SDMX standards can play a pivotal role in the building of the modern data warehouse, from acting simply as a pivot format for data loading and dissemination, to automating the data harvesting and loading operation based on registry technology.

The beginning and end phases are shown below. However, the move to the ultimate in automation can be gradual and controlled, with each step bringing business benefits and leading to the next step - so no investment is lost.

Data warehouses typically draw their data from many disparate sources, each requiring transformation into a common format for intermediary storage, where the data can be validated prior to loading into the warehouse. The data are extracted and "pushed" to the warehouse by the system responsible for the source data.

SDMX standards can be immediately useful in providing a common data structure outside of the warehouse, into which data are transformed by the source system, and from which various dissemination systems can transform to their formats.

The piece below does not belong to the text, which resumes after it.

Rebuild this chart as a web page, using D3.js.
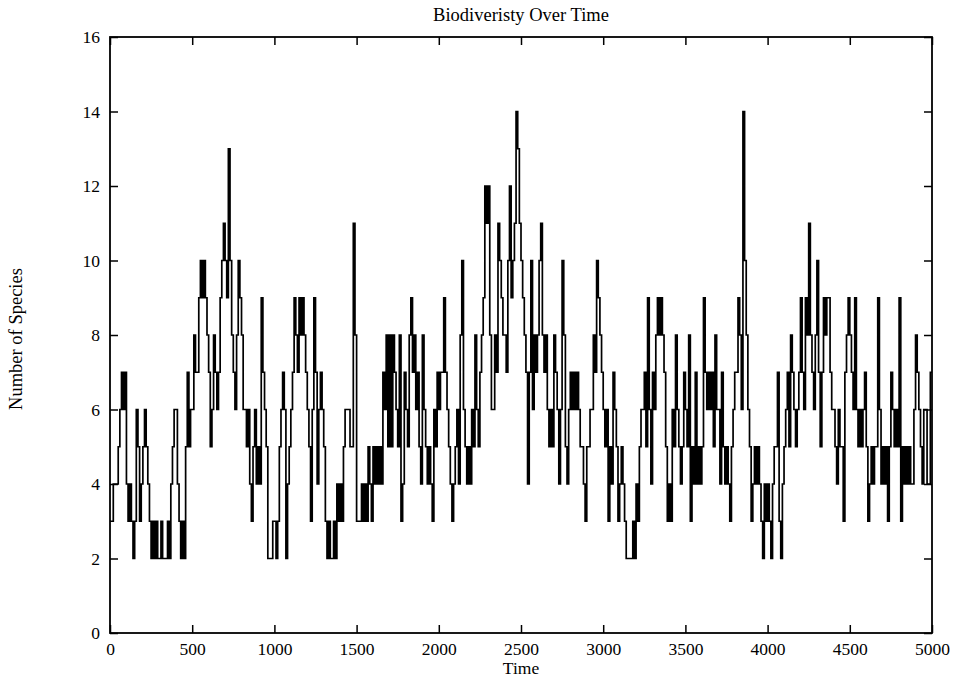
<!DOCTYPE html>
<html>
<head>
<meta charset="utf-8">
<script src="https://cdn.jsdelivr.net/npm/d3@7/dist/d3.min.js"></script>
<style>
  html, body { margin: 0; padding: 0; background: #fff; }
  svg { display: block; }
  text { font-family: "Liberation Serif", "Times New Roman", serif; fill: #000; }
</style>
</head>
<body>
<svg id="chart" width="953" height="679"></svg>
<script>
// ---- data ----
const chartTitle = "Biodiveristy Over Time";
const xLabel = "Time";
const yLabel = "Number of Species";
const xTicks = [0, 500, 1000, 1500, 2000, 2500, 3000, 3500, 4000, 4500, 5000];
const yTicks = [0, 2, 4, 6, 8, 10, 12, 14, 16];
const sampleStep = 10;   // time units between samples
// species count sampled every 10 time units (one row = 100 time units)
const species = [
  3,3,4,4,4,5,6,7,6,7,      // 0
  4,3,4,3,2,3,6,5,3,4,      // 100
  5,6,5,4,3,2,3,2,3,2,      // 200
  2,3,2,2,2,3,2,4,5,6,      // 300
  6,4,3,2,3,2,5,7,5,6,      // 400
  6,8,7,7,9,10,9,10,9,8,    // 500
  7,5,6,8,7,6,7,9,10,11,    // 600
  10,9,13,10,8,7,6,8,10,9,  // 700
  8,6,6,5,6,4,3,5,6,4,      // 800
  5,4,9,7,6,5,2,2,2,3,      // 900
  3,2,3,5,6,7,6,2,4,5,      // 1000
  6,7,9,8,7,9,8,9,8,7,      // 1100
  6,5,3,6,9,7,4,6,7,6,      // 1200
  5,3,2,3,2,2,3,2,4,3,      // 1300
  4,3,5,6,6,6,5,5,11,8,     // 1400
  3,3,3,4,3,4,3,5,4,3,      // 1500
  5,4,5,4,5,4,7,6,8,5,      // 1600
  8,5,8,7,6,5,8,3,4,7,      // 1700
  6,5,8,9,7,8,6,7,5,4,      // 1800
  8,6,5,4,5,4,3,6,5,7,      // 1900
  6,7,7,9,7,6,5,4,3,4,      // 2000
  5,6,4,8,10,6,5,4,5,4,     // 2100
  6,5,8,6,5,7,8,9,12,11,    // 2200
  12,8,6,6,8,7,11,10,9,8,   // 2300
  8,7,10,12,9,10,11,14,13,11, // 2400
  10,9,8,7,4,7,10,6,8,7,    // 2500
  8,10,11,8,7,8,6,5,6,5,    // 2600
  8,7,6,4,6,10,8,5,4,6,     // 2700
  7,6,7,6,7,6,5,5,4,3,      // 2800
  5,5,6,6,8,7,10,9,8,7,     // 2900
  6,5,6,3,5,4,7,6,5,3,      // 3000
  4,5,4,3,2,2,2,2,3,2,      // 3100
  4,3,5,6,6,7,5,9,6,4,      // 3200
  7,6,8,9,8,9,8,7,5,3,      // 3300
  4,3,6,5,8,6,5,4,5,7,      // 3400
  6,5,8,3,5,4,7,4,5,4,      // 3500
  5,9,7,6,7,6,7,5,8,6,      // 3600
  6,4,7,5,4,5,4,3,5,6,      // 3700
  7,7,9,8,6,14,10,8,6,5,    // 3800
  3,4,5,4,5,4,3,2,4,3,      // 3900
  4,3,2,4,5,5,7,3,2,4,      // 4000
  5,6,7,5,8,7,6,5,6,7,      // 4100
  9,7,6,9,8,11,8,7,6,8,     // 4200
  10,7,5,7,9,8,9,9,7,6,     // 4300
  6,5,4,6,5,5,3,7,8,9,      // 4400
  8,7,6,9,6,5,6,5,6,7,      // 4500
  5,3,4,5,4,5,5,9,6,4,      // 4600
  5,4,5,3,5,7,6,5,6,5,      // 4700
  9,3,5,4,5,4,5,4,4,6,      // 4800
  8,7,6,5,4,6,6,4,4,7       // 4900
];

// ---- layout ----
const svg = d3.select("#chart");
const plotL = 110, plotR = 932, plotT = 37, plotB = 633;
const x = d3.scaleLinear().domain([0, 5000]).range([plotL, plotR]);
const y = d3.scaleLinear().domain([0, 16]).range([plotB, plotT]);

const points = species.map((v, i) => [i * sampleStep, v]);
points.push([5000, species[species.length - 1]]);

const line = d3.line()
  .x(d => x(d[0]))
  .y(d => y(d[1]))
  .curve(d3.curveStepAfter);

svg.append("path")
  .datum(points)
  .attr("fill", "none")
  .attr("stroke", "#000")
  .attr("stroke-width", 1.7)
  .attr("d", line);

// axes with inward ticks (mirrored on top/right)
const fontSize = 17.5;
function styleAxis(g, showLabels) {
  g.select(".domain").remove();
  g.selectAll(".tick line").attr("stroke", "#000").attr("stroke-width", 1.5);
  g.selectAll(".tick text")
    .attr("font-family", '"Liberation Serif", serif')
    .attr("font-size", fontSize)
    .attr("fill", "#000");
  if (!showLabels) g.selectAll(".tick text").remove();
}

svg.append("g")
  .attr("transform", `translate(0,${plotB})`)
  .call(d3.axisBottom(x).tickValues(xTicks).tickFormat(d3.format("d")).tickSize(-8).tickPadding(10))
  .call(g => styleAxis(g, true));
svg.append("g")
  .attr("transform", `translate(0,${plotT})`)
  .call(d3.axisTop(x).tickValues(xTicks).tickSize(-8))
  .call(g => styleAxis(g, false));
svg.append("g")
  .attr("transform", `translate(${plotL},0)`)
  .call(d3.axisLeft(y).tickValues(yTicks).tickFormat(d3.format("d")).tickSize(-8).tickPadding(10))
  .call(g => styleAxis(g, true));
svg.append("g")
  .attr("transform", `translate(${plotR},0)`)
  .call(d3.axisRight(y).tickValues(yTicks).tickSize(-8))
  .call(g => styleAxis(g, false));

// frame
svg.append("rect")
  .attr("x", plotL).attr("y", plotT)
  .attr("width", plotR - plotL).attr("height", plotB - plotT)
  .attr("fill", "none").attr("stroke", "#000").attr("stroke-width", 1.8);

// titles
svg.append("text")
  .attr("x", (plotL + plotR) / 2).attr("y", 21)
  .attr("text-anchor", "middle").attr("font-size", 18.5)
  .text(chartTitle);
svg.append("text")
  .attr("x", (plotL + plotR) / 2).attr("y", 674)
  .attr("text-anchor", "middle").attr("font-size", fontSize)
  .text(xLabel);
svg.append("text")
  .attr("transform", `translate(22,${(plotT + plotB) / 2 + 4}) rotate(-90)`)
  .attr("text-anchor", "middle").attr("font-size", 18.5)
  .text(yLabel);
</script>
</body>
</html>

A generic warehouse data structure can be built using Data Structure technology, which describes multi-dimensional data structures. Valuable metadata can be attached to the data.

With a metadata registry it is possible to automate the data input stage. The data sources inform the registry when new or revised data are available (again, Data Structure technology allows this to be done at varying degrees of granularity). The registry notifies the warehouse. The warehouse system queries the registry for details and formulates a query (SDMX-ML query) which is sent to the data source. The data source transforms the query into a database query, and returns the result to the warehouse in the common SDMX-ML format.

In this scenario the warehouse harvest the data as it becomes available and is always up to date. The registry allows the whole process to operate in an automated way.

 

Data portal

SDMX takes full advantage of the Internet for efficient "just in time" data reporting and dissemination. The data need not leave the database in which it is stored, except collection request. Compare this with traditional centralised reporting mechanisms and you can see that the savings are considerable.

Owners or producers of data need not send the data to a central repository for collation - they keep the data in their systems and register their existence in a registry. Web services query the registry for the data: there is sufficient metadata in the registry to enable the web service to formulate an SDMX query on all the databases that have relevant data. The databases process the SDMX query and return the data to the web service in the SDMX or DDI format.

The web service can therefore deliver data on demand or it can cache the data for frequent queries, and can be informed by the registry when the data have changed (e.g. a new month of data is now available).

This new paradigm of data availability is called "pull" technology, as opposed to the data reporting "push" mechanisms in common use today. By harnessing pull technology there are no time delays and the data are always up to date. The benefits of this can be considerable.